RESEARCH ON BOND-SLIP BEHAVIOR BETWEEN CONCRETE AND STEEL REBAR UNDER UNIAXIAL LATERAL PRESSURE AFTER HIGH TEMPERATURES

Abstract

The bond performance between concrete and steel rebar after high temperatures (HT) affects the safety evaluation of reinforced concrete structure. In practical engineering, the reinforced concrete is often subjected to lateral pressure (LP). Therefore, forty-eight pull-out tests of steel rebar embedded in concrete were carried out with HT and LP as parameters. The effects of LP on failure pattern, peak bond stress, peak slip and residual bond strength of specimens after HT were analyzed, and the empirical formula for peak bond stress with HT and LP was also established.

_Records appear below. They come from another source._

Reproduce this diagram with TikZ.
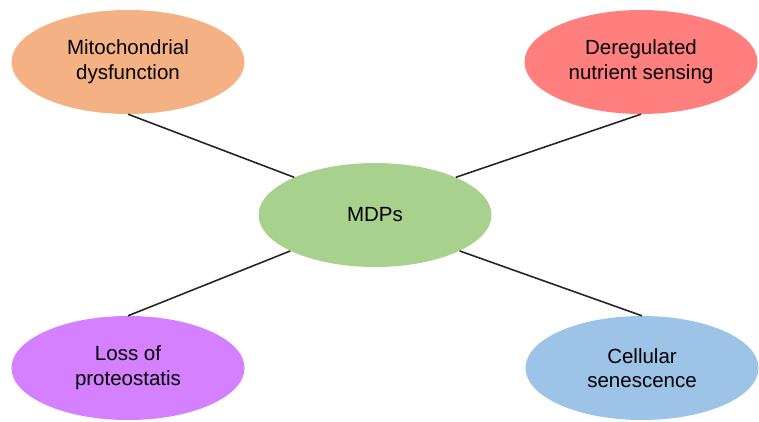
\documentclass[tikz,border=0pt]{standalone}
\usepackage{fontspec}
\setmainfont{Liberation Sans}
\usetikzlibrary{shapes.geometric}
\definecolor{mitoorange}{HTML}{F4B183}
\definecolor{nutrired}{HTML}{FF7F7F}
\definecolor{mdpgreen}{HTML}{A9D18E}
\definecolor{protpurple}{HTML}{D580FF}
\definecolor{senblue}{HTML}{9DC3E6}
\begin{document}
\begin{tikzpicture}[x=1pt,y=1pt,
	bubble/.style={ellipse, draw=none, minimum width=233pt, minimum height=104pt,
		inner sep=0pt, align=center, text=black,
		font=\fontsize{20.5}{24.6}\selectfont},
	link/.style={black!85, line width=1.6pt}]
	\useasboundingbox (0,0) rectangle (759,421);
	\node [bubble, fill=mitoorange] (mito) at (128,359) {Mitochondrial\\dysfunction};
	\node [bubble, fill=nutrired] (nutri) at (641,359) {Deregulated\\nutrient sensing};
	\node [bubble, fill=mdpgreen] (mdp) at (375,206) {MDPs};
	\node [bubble, fill=protpurple] (prot) at (128,53) {Loss of\\proteostatis};
	\node [bubble, fill=senblue] (sen) at (642,53) {Cellular\\senescence};
	\draw [link] (mito.south) -- (mdp.155);
	\draw [link] (nutri.south) -- (mdp.25);
	\draw [link] (prot.north) -- (mdp.203);
	\draw [link] (sen.north) -- (mdp.337);
\end{tikzpicture}
\end{document}
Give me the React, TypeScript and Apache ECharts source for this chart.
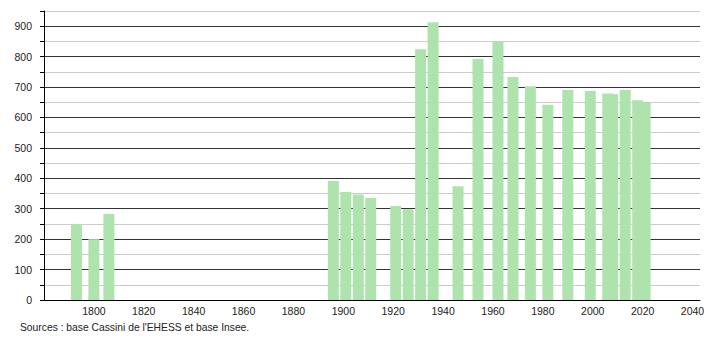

The bond stress field of reinforced concrete under lateral pressure was deemed as linear superposition of concrete extrusion pressure in front of ribs and lateral pressure, and the bond strength of specimens with/without uniaxial LP were then calculated based on the microscopic transfer model and multi-axis strength failure criteria of concrete after HT. The results show that: LP and HT have significant effect on failure pattern of specimens. As LP increases, the peak bond stress, residual bond strength and peak slip gradually increase, but the peak slips of specimens with LP are smaller than those of specimens without LP when HT reaches 500 ℃. The theoretical calculations agree well with test results, indicating that it can predict the bond strength between concrete and steel bar after HT.